### Listed entries
******************************
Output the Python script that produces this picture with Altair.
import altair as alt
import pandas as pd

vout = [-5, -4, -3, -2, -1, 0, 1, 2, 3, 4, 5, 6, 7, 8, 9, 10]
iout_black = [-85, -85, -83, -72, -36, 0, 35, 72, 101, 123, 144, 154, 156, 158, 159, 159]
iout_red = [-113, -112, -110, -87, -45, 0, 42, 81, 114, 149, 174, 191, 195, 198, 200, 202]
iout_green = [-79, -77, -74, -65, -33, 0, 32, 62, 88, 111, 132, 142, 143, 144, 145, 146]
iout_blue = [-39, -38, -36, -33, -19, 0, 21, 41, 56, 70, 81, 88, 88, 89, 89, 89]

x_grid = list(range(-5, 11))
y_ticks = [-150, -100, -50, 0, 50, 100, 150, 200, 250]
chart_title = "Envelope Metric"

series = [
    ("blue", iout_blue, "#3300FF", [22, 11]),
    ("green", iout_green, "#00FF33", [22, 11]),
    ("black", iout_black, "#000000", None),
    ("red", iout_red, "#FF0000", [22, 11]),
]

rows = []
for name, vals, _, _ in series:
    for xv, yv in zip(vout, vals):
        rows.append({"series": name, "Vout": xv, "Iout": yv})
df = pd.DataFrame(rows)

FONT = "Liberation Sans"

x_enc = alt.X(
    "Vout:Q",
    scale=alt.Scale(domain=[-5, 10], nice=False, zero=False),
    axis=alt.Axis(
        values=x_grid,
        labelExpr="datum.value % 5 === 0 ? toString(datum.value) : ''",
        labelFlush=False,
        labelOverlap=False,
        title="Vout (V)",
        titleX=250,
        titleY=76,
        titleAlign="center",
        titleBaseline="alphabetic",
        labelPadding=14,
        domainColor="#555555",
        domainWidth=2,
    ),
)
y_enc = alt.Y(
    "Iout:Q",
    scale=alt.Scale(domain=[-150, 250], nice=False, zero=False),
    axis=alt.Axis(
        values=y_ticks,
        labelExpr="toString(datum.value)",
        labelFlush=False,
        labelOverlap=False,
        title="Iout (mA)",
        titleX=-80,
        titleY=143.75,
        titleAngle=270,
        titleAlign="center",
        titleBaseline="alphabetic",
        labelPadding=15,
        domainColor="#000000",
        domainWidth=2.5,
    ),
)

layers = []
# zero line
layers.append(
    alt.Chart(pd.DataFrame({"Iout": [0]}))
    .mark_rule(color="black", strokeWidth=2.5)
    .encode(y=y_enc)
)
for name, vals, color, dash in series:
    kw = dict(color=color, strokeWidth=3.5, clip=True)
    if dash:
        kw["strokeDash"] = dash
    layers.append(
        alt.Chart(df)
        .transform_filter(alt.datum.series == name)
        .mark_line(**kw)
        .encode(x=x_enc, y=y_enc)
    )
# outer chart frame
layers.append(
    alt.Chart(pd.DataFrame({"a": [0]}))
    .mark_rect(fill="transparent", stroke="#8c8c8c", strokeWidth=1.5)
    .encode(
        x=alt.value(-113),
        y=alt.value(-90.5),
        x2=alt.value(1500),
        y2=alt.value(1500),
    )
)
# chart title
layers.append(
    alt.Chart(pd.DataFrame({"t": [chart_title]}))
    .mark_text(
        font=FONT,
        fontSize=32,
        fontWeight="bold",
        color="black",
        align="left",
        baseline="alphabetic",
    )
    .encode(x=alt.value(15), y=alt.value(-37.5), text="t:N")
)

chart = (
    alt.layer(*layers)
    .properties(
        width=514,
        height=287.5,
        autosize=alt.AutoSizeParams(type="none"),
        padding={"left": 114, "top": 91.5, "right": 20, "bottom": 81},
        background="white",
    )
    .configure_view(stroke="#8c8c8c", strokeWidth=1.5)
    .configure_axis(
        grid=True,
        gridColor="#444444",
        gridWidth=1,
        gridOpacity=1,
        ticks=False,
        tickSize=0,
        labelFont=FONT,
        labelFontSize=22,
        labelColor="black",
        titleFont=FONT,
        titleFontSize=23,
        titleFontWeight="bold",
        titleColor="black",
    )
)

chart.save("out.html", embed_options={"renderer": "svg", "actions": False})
******************************
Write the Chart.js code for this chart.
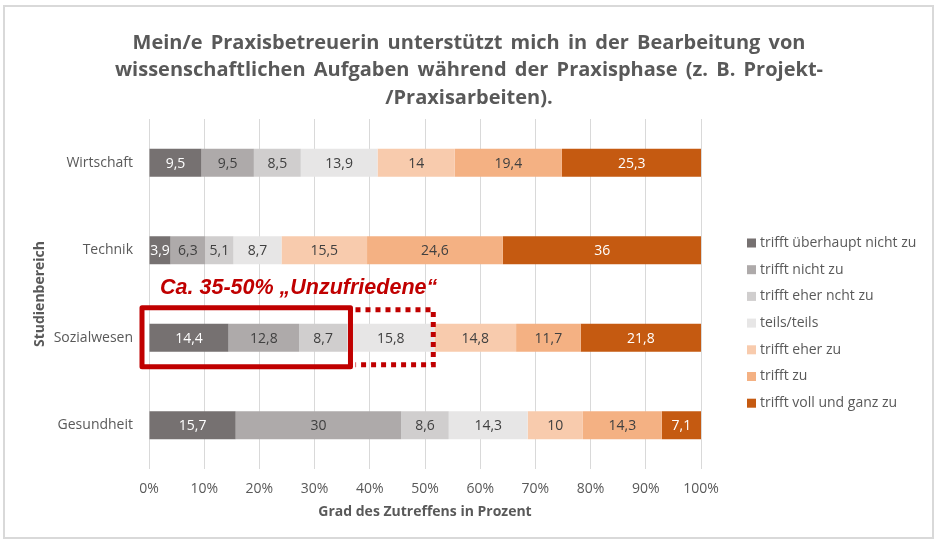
******************************
### Your instructions
Give back exactly the stretch that opens on the line with "Output the Python" and closes on the line with "import pandas as pd".

### Final answer
Output the Python script that produces this picture with Altair.
import altair as alt
import pandas as pd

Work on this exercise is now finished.